In der Praxis verläuft die Umstellung keineswegs reibungslos. Noch immer berichten Patientinnen und Patienten, dass Terminvorschläge ihrer Hausarztpraxis die Frist sprengen würden.

Viele Praxisteams handeln aus alter Gewohnheit: Ein Folgetermin nach zwei oder drei Tagen erschien früher unproblematisch, weil die Krankenkasse die Lücke rückwirkend schloss. Im digitalen Zeitalter ist das nicht mehr möglich; die Software akzeptiert kein rückdatiertes Ende einer Folgebescheinigung.

Wer Krankengeld bezieht, sollte deshalb einen persönlichen Kalender führen. Spätestens bei Ausstellung eines Attests gehört der Endtermin markiert.

Falls die Praxis am letzten Bescheinigungstag keinen persönlichen Termin anbieten kann, lohnt es, auf telefonische Ausstellung oder – soweit medizinisch vertretbar – eine Videosprechstunde zu drängen.

Die eAU darf nach aktueller Rechtslage nach telefonischer Anamnese bis zu fünf Tagen, per Video bis zu sieben Tagen ausgestellt werden; danach ist eine Präsenz­untersuchung zwingend.

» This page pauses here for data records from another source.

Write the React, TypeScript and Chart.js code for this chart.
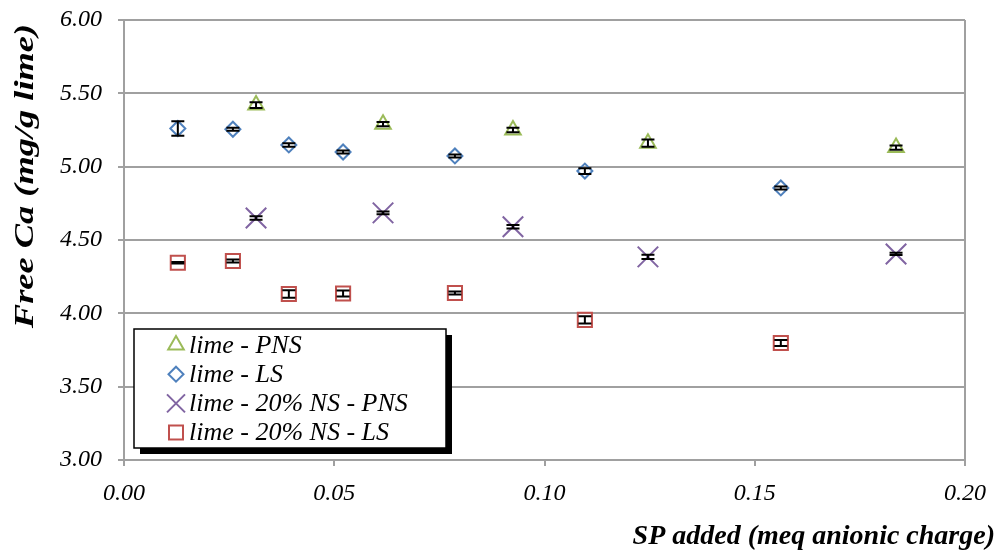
import React, { useEffect, useRef } from "react";
import { Chart, registerables } from "chart.js";

Chart.register(...registerables);

const pnsX = [0.0314, 0.0616, 0.0925, 0.1246, 0.1836];
const limePnsY = [5.42, 5.29, 5.25, 5.16, 5.13];
const limePnsErr = [0.02, 0.015, 0.015, 0.025, 0.015];
const nsPnsY = [4.65, 4.685, 4.59, 4.385, 4.405];
const nsPnsErr = [0.012, 0.01, 0.012, 0.015, 0.008];

const lsX = [0.0128, 0.0259, 0.0392, 0.0521, 0.0787, 0.1096, 0.1562];
const limeLsY = [5.26, 5.255, 5.148, 5.1, 5.073, 4.97, 4.855];
const limeLsErr = [0.05, 0.01, 0.012, 0.01, 0.01, 0.02, 0.01];
const nsLsY = [4.345, 4.357, 4.132, 4.135, 4.139, 3.955, 3.798];
const nsLsErr = [0.005, 0.01, 0.025, 0.02, 0.01, 0.025, 0.02];

const seriesNames = ["lime - PNS", "lime - LS", "lime - 20% NS - PNS", "lime - 20% NS - LS"];
const seriesColors = ["#9BBB59", "#4F81BD", "#8064A2", "#C0504D"];
const xTicks = [0, 0.05, 0.1, 0.15, 0.2];
const yTitle = "Free Ca (mg/g lime)";
const xTitle = "SP added (meq anionic charge)";

const GRID = "#a0a0a0";
const SERIF = "'Liberation Serif', 'Times New Roman', serif";

function pts(xs: number[], ys: number[]) {
  return xs.map((x, i) => ({ x, y: ys[i] }));
}

const errs = [limePnsErr, limeLsErr, nsPnsErr, nsLsErr];

function drawMarker(ctx: CanvasRenderingContext2D, style: number, x: number, y: number) {
  ctx.save();
  ctx.strokeStyle = seriesColors[style];
  ctx.lineWidth = 2;
  ctx.beginPath();
  if (style === 0) {
    const r = 9;
    ctx.moveTo(x, y - r);
    ctx.lineTo(x + r * 0.866, y + r * 0.5);
    ctx.lineTo(x - r * 0.866, y + r * 0.5);
    ctx.closePath();
  } else if (style === 1) {
    const r = 7.5;
    ctx.moveTo(x, y - r);
    ctx.lineTo(x + r, y);
    ctx.lineTo(x, y + r);
    ctx.lineTo(x - r, y);
    ctx.closePath();
  } else if (style === 2) {
    const r = 9;
    ctx.moveTo(x - r, y - r);
    ctx.lineTo(x + r, y + r);
    ctx.moveTo(x + r, y - r);
    ctx.lineTo(x - r, y + r);
  } else {
    const r = 7;
    ctx.rect(x - r, y - r, 2 * r, 2 * r);
  }
  ctx.stroke();
  ctx.restore();
}

const overlayPlugin = {
  id: "overlay",
  afterDatasetsDraw(chart: any) {
    const ctx: CanvasRenderingContext2D = chart.ctx;
    const xs = chart.scales.x;
    const ys = chart.scales.y;
    ctx.save();
    ctx.strokeStyle = "#000";
    chart.data.datasets.forEach((ds: any, di: number) => {
      ds.data.forEach((p: any, i: number) => {
        const e = errs[di][i];
        const px = xs.getPixelForValue(p.x);
        const top = ys.getPixelForValue(p.y + e);
        const bot = ys.getPixelForValue(p.y - e);
        ctx.lineWidth = 2;
        ctx.beginPath();
        ctx.moveTo(px, top);
        ctx.lineTo(px, bot);
        ctx.moveTo(px - 6.5, top);
        ctx.lineTo(px + 6.5, top);
        ctx.moveTo(px - 6.5, bot);
        ctx.lineTo(px + 6.5, bot);
        ctx.stroke();
      });
    });
    ctx.restore();
  },
  afterDraw(chart: any) {
    const ctx: CanvasRenderingContext2D = chart.ctx;
    ctx.save();
    // axis titles
    ctx.fillStyle = "#000";
    ctx.font = `italic bold 28px ${SERIF}`;
    ctx.textAlign = "right";
    ctx.textBaseline = "middle";
    ctx.fillText(xTitle, 995, 537);
    ctx.translate(26, 176);
    ctx.rotate(-Math.PI / 2);
    ctx.scale(1.3, 1);
    ctx.textAlign = "center";
    ctx.fillText(yTitle, 0, 0);
    ctx.restore();

    // legend
    ctx.save();
    const lx = 134, ly = 329, lw = 312, lh = 119;
    ctx.fillStyle = "#000";
    ctx.fillRect(lx + 6, ly + 6, lw, lh);
    ctx.fillStyle = "#fff";
    ctx.fillRect(lx, ly, lw, lh);
    ctx.strokeStyle = "#000";
    ctx.lineWidth = 1.5;
    ctx.strokeRect(lx, ly, lw, lh);
    ctx.font = `italic 26px ${SERIF}`;
    ctx.textAlign = "left";
    ctx.textBaseline = "middle";
    seriesNames.forEach((name, i) => {
      const cy = 345 + i * 29.2;
      drawMarker(ctx, i, 176, cy);
      ctx.fillStyle = "#000";
      ctx.fillText(name, 189, cy + 1);
    });
    ctx.restore();
  },
};

export default function App() {
  const ref = useRef<HTMLCanvasElement>(null);
  useEffect(() => {
    if (!ref.current) return;
    const chart = new Chart(ref.current, {
      type: "scatter",
      data: {
        datasets: [
          {
            label: seriesNames[0],
            data: pts(pnsX, limePnsY),
            pointStyle: "triangle",
            pointRadius: 9,
            borderColor: seriesColors[0],
            backgroundColor: "transparent",
            borderWidth: 2,
          },
          {
            label: seriesNames[1],
            data: pts(lsX, limeLsY),
            pointStyle: "rectRot",
            pointRadius: 7.5,
            borderColor: seriesColors[1],
            backgroundColor: "transparent",
            borderWidth: 2,
          },
          {
            label: seriesNames[2],
            data: pts(pnsX, nsPnsY),
            pointStyle: "crossRot",
            pointRadius: 14.5,
            borderColor: seriesColors[2],
            backgroundColor: "transparent",
            borderWidth: 2,
          },
          {
            label: seriesNames[3],
            data: pts(lsX, nsLsY),
            pointStyle: "rect",
            pointRadius: 10,
            borderColor: seriesColors[3],
            backgroundColor: "transparent",
            borderWidth: 2,
          },
        ],
      },
      options: {
        responsive: false,
        animation: false,
        events: [],
        layout: { padding: { left: 0, right: 36, top: 20, bottom: 0 } },
        plugins: { legend: { display: false }, tooltip: { enabled: false } },
        scales: {
          x: {
            type: "linear",
            min: 0,
            max: 0.2,
            afterBuildTicks: (s: any) => {
              s.ticks = xTicks.map((v) => ({ value: v }));
            },
            afterFit: (s: any) => {
              s.height = 96;
              s.paddingLeft = 0;
              s.paddingRight = 0;
            },
            ticks: {
              callback: (v: any) => Number(v).toFixed(2),
              font: { family: SERIF, size: 24, style: "italic" },
              color: "#000",
              padding: 13,
              maxRotation: 0,
            },
            grid: {
              color: (c: any) => (c.index === 4 ? GRID : "rgba(0,0,0,0)"),
              lineWidth: 2,
              tickLength: 6,
              tickColor: GRID,
              drawOnChartArea: true,
            },
            border: { display: true, color: GRID, width: 2 },
          },
          y: {
            type: "linear",
            min: 3,
            max: 6,
            ticks: {
              stepSize: 0.5,
              callback: (v: any) => Number(v).toFixed(2),
              font: { family: SERIF, size: 24, style: "italic" },
              color: "#000",
              padding: 16,
            },
            afterFit: (s: any) => {
              s.width = 124;
              s.paddingTop = 0;
              s.paddingBottom = 0;
            },
            grid: {
              color: GRID,
              lineWidth: 2,
              tickLength: 6,
              tickColor: GRID,
            },
            border: { display: true, color: GRID, width: 2 },
          },
        },
      },
      plugins: [overlayPlugin],
    });
    return () => chart.destroy();
  }, []);
  return (
    <div style={{ position: "absolute", left: 0, top: 0, width: 1001, height: 556, background: "#fff" }}>
      <canvas ref={ref} width={1001} height={556} />
    </div>
  );
}
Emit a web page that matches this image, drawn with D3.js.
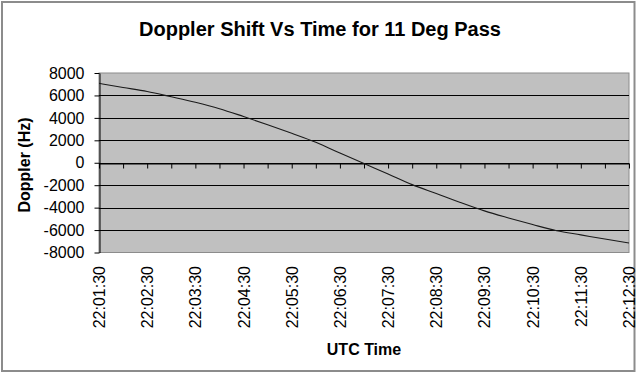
<!DOCTYPE html>
<html>
<head>
<meta charset="utf-8">
<script src="https://cdn.jsdelivr.net/npm/d3@7"></script>
<style>
  body { margin: 0; background: #fff; }
  text { font-family: "Liberation Sans", Arial, sans-serif; fill: #000; }
</style>
</head>
<body>
<div id="chart"></div>
<script>
!(function () {

  // one reading every 30 s, 22:01:30 .. 22:12:30
  var times = ['22:01:30', '22:02:00', '22:02:30', '22:03:00', '22:03:30', '22:04:00',
               '22:04:30', '22:05:00', '22:05:30', '22:06:00', '22:06:30', '22:07:00',
               '22:07:30', '22:08:00', '22:08:30', '22:09:00', '22:09:30', '22:10:00',
               '22:10:30', '22:11:00', '22:11:30', '22:12:00', '22:12:30'];
  var doppler = [7080, 6710, 6350, 5880, 5390, 4820, 4120, 3390, 2620, 1820, 870, -70,
                 -1000, -1950, -2740, -3540, -4290, -4920, -5510, -6060, -6430, -6800, -7160];
  var yTicks = [8000, 6000, 4000, 2000, 0, -2000, -4000, -6000, -8000];
  var xLabels = times.filter(function (d, i) { return i % 2 === 0; });

  var W = 640, H = 375;
  var plot = { left: 99, right: 629, top: 73, bottom: 252.5 };

  var svg = d3.select('#chart').append('svg')
              .attr('width', W)
              .attr('height', H);

  // outer frame
  svg.append('rect')
     .attr('x', 2).attr('y', 2)
     .attr('width', 632.5).attr('height', 369)
     .attr('fill', '#fff')
     .attr('stroke', '#8c8c8c')
     .attr('stroke-width', 2);

  var x = d3.scalePoint().domain(times).range([plot.left, plot.right]);
  var y = d3.scaleLinear().domain([-8000, 8000]).range([plot.bottom, plot.top]);

  // plot area
  svg.append('rect')
     .attr('x', plot.left).attr('y', plot.top)
     .attr('width', plot.right - plot.left)
     .attr('height', plot.bottom - plot.top)
     .attr('fill', '#c0c0c0')
     .attr('stroke', '#8c8c8c')
     .attr('stroke-width', 1);

  // horizontal gridlines
  svg.append('g').selectAll('line')
     .data(yTicks.filter(function (d) { return d !== 8000 && d !== -8000; }))
     .enter().append('line')
     .attr('x1', plot.left).attr('x2', plot.right)
     .attr('y1', function (d) { return Math.round(y(d)) + 0.5; })
     .attr('y2', function (d) { return Math.round(y(d)) + 0.5; })
     .attr('stroke', '#000')
     .attr('stroke-width', 1);

  // y axis (plain hyphen for negatives, like the original)
  var yAxis = svg.append('g')
                 .attr('transform', 'translate(' + (plot.left + 0.5) + ',0)')
                 .call(d3.axisLeft(y).tickValues(yTicks).tickSize(5).tickSizeOuter(0).tickPadding(10)
                         .tickFormat(function (d) { return String(d); }));
  yAxis.select('.domain').attr('stroke', '#000');
  yAxis.selectAll('.tick line').attr('stroke', '#000');
  yAxis.selectAll('.tick text')
       .style('font-family', '"Liberation Sans", Arial, sans-serif')
       .style('font-size', '16px')
       .attr('fill', '#000');

  // category axis crossing at zero, ticks pointing down
  var xAxis = svg.append('g')
                 .attr('transform', 'translate(0,' + (Math.round(y(0)) + 0.5) + ')')
                 .call(d3.axisBottom(x).tickSize(5).tickSizeOuter(0).tickFormat(''));
  xAxis.select('.domain').attr('stroke', '#000');
  xAxis.selectAll('.tick line').attr('stroke', '#000');

  // rotated time labels
  svg.append('g').selectAll('text')
     .data(xLabels)
     .enter().append('text')
     .attr('transform', function (d) {
       return 'translate(' + (x(d) + 6) + ',266) rotate(-90)';
     })
     .attr('text-anchor', 'end')
     .style('font-size', '16px')
     .text(function (d) { return d; });

  // series line
  var line = d3.line()
               .x(function (d, i) { return x(times[i]); })
               .y(function (d) { return y(d); })
               .curve(d3.curveMonotoneX);

  svg.append('path')
     .datum(doppler)
     .attr('d', line)
     .attr('fill', 'none')
     .attr('stroke', '#1a1a1a')
     .attr('stroke-width', 1.1);

  // titles
  svg.append('text')
     .attr('x', 320).attr('y', 36)
     .attr('text-anchor', 'middle')
     .style('font-size', '20px').style('font-weight', 'bold')
     .text('Doppler Shift Vs Time for 11 Deg Pass');

  svg.append('text')
     .attr('transform', 'translate(30,165) rotate(-90)')
     .attr('text-anchor', 'middle')
     .style('font-size', '16px').style('font-weight', 'bold')
     .text('Doppler (Hz)');

  svg.append('text')
     .attr('x', (plot.left + plot.right) / 2).attr('y', 355)
     .attr('text-anchor', 'middle')
     .style('font-size', '16px').style('font-weight', 'bold')
     .text('UTC Time');

})();
</script>
</body>
</html>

Auch hier entscheidet jede Praxis im Einzelfall, doch häufig genügt der Hinweis auf die drohende Krankengeldlücke, um eine pragmatische Lösung zu finden.

Dokumentation schützt vor Streit

Obwohl die Übermittlung digital erfolgt, sollten Versicherte den Ausdruck der eAU aufbewahren. Kommt es doch einmal zu Unstimmigkeiten mit der Krankenkasse – etwa weil eine Bescheinigung verlorengegangen ist oder der Abruf beim Arbeitgeber hakte – dient das Papier als unmittelbarer Nachweis der ärztlichen Feststellung. Gerade bei längeren Krankheitsverläufen können mehrere hundert Euro auf dem Spiel stehen, wenn einzelne Tage nicht anerkannt werden.

Folgen unterschätzter Zwischentage

Zwei vergessene Kalendertage am Übergang von Entgeltfortzahlung zu Krankengeld können schnell Beträge von 60 bis 100 Euro netto ausmachen, abhängig von Gehalt und Steuerklasse. Bei längeren Unterbrechungen summiert sich der Verlust entsprechend. Wer ohnehin mit einem reduzierten Nettoeinkommen kalkulieren muss, spürt die Einbuße unmittelbar.

Fazit

Wer Krankengeld bezieht, sollte die Enddaten seiner Bescheinigungen im Blick behalten, rechtzeitig Termine vereinbaren und im Zweifel auf telefonische oder digitale Lösungen bestehen. So lassen sich ärgerliche Versorgungslücken und finanzielle Verluste zuverlässig vermeiden.